• Aim: Up to and including the line with "transform=fig.transFigure, clip_on=False))", write out the listing from its first line, minus the pictures.

• Provided information:
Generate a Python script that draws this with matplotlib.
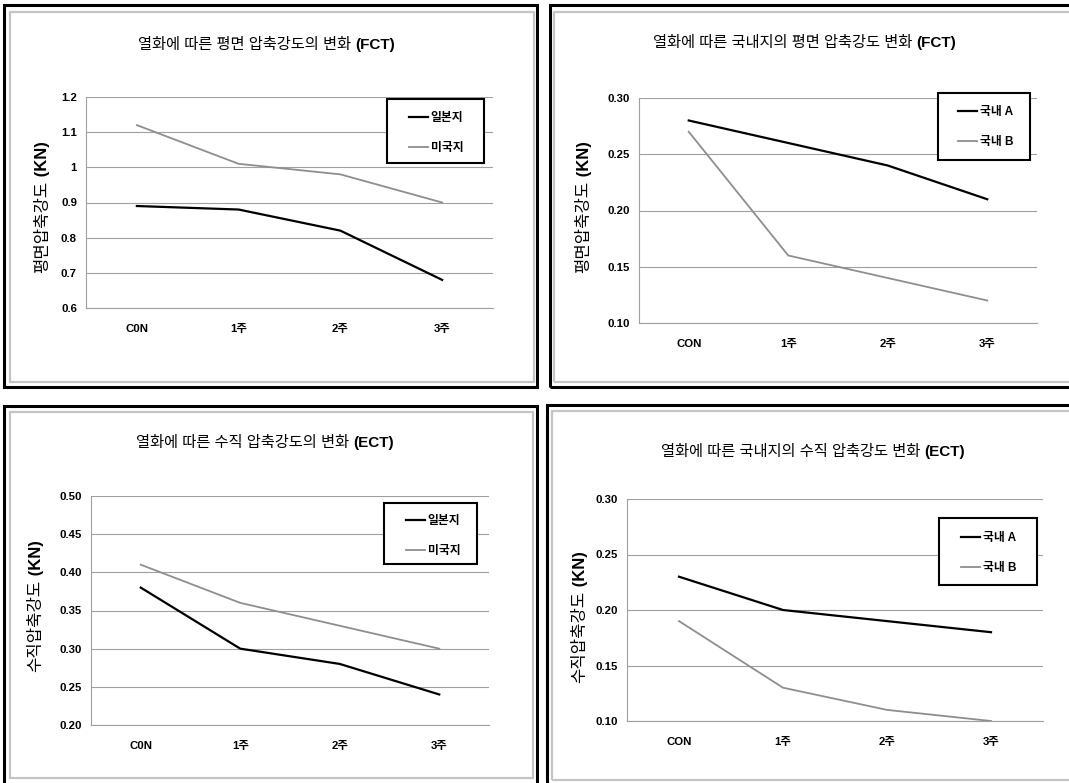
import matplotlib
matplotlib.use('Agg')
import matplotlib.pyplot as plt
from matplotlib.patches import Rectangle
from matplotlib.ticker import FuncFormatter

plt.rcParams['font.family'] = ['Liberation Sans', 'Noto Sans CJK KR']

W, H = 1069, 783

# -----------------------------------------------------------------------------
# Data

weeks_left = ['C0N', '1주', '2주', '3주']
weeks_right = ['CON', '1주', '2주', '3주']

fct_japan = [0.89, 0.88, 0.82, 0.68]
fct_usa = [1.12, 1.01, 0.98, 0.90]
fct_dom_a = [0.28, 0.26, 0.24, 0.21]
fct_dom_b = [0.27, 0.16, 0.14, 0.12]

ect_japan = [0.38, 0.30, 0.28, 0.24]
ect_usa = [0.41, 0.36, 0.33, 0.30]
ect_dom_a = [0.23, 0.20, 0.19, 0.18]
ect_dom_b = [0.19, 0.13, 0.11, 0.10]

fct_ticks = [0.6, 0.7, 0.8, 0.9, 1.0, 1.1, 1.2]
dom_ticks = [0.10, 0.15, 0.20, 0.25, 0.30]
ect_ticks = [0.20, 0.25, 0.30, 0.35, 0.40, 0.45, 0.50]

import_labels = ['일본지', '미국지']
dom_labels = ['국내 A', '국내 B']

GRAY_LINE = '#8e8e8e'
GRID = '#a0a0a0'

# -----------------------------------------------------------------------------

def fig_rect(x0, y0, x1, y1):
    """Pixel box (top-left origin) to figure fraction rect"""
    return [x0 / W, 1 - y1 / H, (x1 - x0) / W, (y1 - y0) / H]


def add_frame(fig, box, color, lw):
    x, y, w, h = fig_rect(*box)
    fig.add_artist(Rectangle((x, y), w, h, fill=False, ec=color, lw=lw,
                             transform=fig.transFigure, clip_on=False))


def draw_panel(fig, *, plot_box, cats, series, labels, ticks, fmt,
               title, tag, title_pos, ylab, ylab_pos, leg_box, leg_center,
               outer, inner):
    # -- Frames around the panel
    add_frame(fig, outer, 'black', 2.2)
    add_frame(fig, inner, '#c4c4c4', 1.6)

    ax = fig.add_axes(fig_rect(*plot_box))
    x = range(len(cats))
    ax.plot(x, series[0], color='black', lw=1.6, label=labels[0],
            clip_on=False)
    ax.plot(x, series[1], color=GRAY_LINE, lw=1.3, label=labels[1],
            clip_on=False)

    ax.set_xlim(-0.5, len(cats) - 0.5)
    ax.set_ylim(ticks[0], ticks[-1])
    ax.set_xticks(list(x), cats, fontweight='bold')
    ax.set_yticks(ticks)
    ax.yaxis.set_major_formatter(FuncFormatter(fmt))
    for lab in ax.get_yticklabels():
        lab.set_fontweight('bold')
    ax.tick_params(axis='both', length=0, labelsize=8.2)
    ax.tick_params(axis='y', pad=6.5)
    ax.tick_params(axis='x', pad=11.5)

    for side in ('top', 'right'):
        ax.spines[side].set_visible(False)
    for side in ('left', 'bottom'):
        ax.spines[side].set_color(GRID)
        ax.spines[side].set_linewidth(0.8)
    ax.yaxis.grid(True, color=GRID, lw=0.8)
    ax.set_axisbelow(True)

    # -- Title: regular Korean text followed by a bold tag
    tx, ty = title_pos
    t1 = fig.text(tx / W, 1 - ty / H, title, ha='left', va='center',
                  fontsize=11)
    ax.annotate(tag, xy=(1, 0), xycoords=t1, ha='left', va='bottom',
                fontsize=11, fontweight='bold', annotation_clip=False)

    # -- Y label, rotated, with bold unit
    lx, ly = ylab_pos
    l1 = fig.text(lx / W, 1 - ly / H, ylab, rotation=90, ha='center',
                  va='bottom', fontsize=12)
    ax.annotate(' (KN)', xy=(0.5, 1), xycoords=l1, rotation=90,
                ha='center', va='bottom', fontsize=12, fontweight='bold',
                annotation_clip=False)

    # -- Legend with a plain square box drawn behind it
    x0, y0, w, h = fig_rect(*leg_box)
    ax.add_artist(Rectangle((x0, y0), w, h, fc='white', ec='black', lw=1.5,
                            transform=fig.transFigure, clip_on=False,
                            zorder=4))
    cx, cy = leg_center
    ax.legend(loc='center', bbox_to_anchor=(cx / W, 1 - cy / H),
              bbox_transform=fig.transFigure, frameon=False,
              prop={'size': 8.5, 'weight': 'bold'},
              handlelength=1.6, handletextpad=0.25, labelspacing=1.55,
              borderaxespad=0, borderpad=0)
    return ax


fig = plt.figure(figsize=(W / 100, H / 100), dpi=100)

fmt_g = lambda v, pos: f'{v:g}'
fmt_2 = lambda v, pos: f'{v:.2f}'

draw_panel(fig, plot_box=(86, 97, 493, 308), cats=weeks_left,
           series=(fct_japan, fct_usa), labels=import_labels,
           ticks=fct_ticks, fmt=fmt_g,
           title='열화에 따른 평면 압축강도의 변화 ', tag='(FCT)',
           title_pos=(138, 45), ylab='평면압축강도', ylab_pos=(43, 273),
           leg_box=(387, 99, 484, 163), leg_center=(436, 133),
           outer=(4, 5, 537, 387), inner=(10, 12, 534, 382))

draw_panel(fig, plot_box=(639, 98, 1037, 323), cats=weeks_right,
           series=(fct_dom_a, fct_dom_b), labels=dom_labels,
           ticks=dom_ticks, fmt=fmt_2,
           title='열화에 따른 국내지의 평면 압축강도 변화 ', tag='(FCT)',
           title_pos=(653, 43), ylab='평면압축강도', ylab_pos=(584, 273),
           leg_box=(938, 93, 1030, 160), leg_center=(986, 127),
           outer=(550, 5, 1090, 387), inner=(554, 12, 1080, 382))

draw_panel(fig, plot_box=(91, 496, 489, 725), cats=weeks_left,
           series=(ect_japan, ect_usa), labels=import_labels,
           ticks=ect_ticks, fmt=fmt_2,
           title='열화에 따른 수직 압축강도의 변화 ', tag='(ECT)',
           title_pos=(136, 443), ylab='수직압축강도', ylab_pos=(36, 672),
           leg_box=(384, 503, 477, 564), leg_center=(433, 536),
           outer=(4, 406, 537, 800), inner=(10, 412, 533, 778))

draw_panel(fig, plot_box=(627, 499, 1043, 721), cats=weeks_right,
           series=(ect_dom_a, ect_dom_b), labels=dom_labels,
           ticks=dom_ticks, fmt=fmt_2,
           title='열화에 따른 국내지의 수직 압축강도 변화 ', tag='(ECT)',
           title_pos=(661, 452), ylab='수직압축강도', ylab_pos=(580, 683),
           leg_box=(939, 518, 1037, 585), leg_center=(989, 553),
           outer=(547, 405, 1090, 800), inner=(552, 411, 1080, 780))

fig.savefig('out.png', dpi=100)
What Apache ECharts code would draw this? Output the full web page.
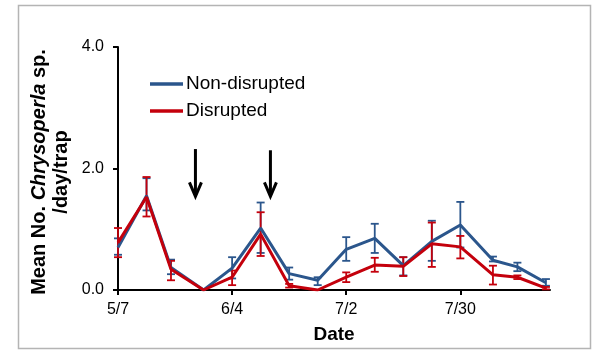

• Written response:
Generate a Python script that draws this with matplotlib.
import matplotlib
matplotlib.use('Agg')
import matplotlib.pyplot as plt
from matplotlib.patches import Rectangle
from matplotlib.ticker import FuncFormatter

plt.rcParams['font.family'] = ['Liberation Sans', 'Noto Sans CJK KR']

W, H = 1069, 783

# -----------------------------------------------------------------------------
# Data

weeks_left = ['C0N', '1주', '2주', '3주']
weeks_right = ['CON', '1주', '2주', '3주']

fct_japan = [0.89, 0.88, 0.82, 0.68]
fct_usa = [1.12, 1.01, 0.98, 0.90]
fct_dom_a = [0.28, 0.26, 0.24, 0.21]
fct_dom_b = [0.27, 0.16, 0.14, 0.12]

ect_japan = [0.38, 0.30, 0.28, 0.24]
ect_usa = [0.41, 0.36, 0.33, 0.30]
ect_dom_a = [0.23, 0.20, 0.19, 0.18]
ect_dom_b = [0.19, 0.13, 0.11, 0.10]

fct_ticks = [0.6, 0.7, 0.8, 0.9, 1.0, 1.1, 1.2]
dom_ticks = [0.10, 0.15, 0.20, 0.25, 0.30]
ect_ticks = [0.20, 0.25, 0.30, 0.35, 0.40, 0.45, 0.50]

import_labels = ['일본지', '미국지']
dom_labels = ['국내 A', '국내 B']

GRAY_LINE = '#8e8e8e'
GRID = '#a0a0a0'

# -----------------------------------------------------------------------------

def fig_rect(x0, y0, x1, y1):
    """Pixel box (top-left origin) to figure fraction rect"""
    return [x0 / W, 1 - y1 / H, (x1 - x0) / W, (y1 - y0) / H]


def add_frame(fig, box, color, lw):
    x, y, w, h = fig_rect(*box)
    fig.add_artist(Rectangle((x, y), w, h, fill=False, ec=color, lw=lw,
                             transform=fig.transFigure, clip_on=False))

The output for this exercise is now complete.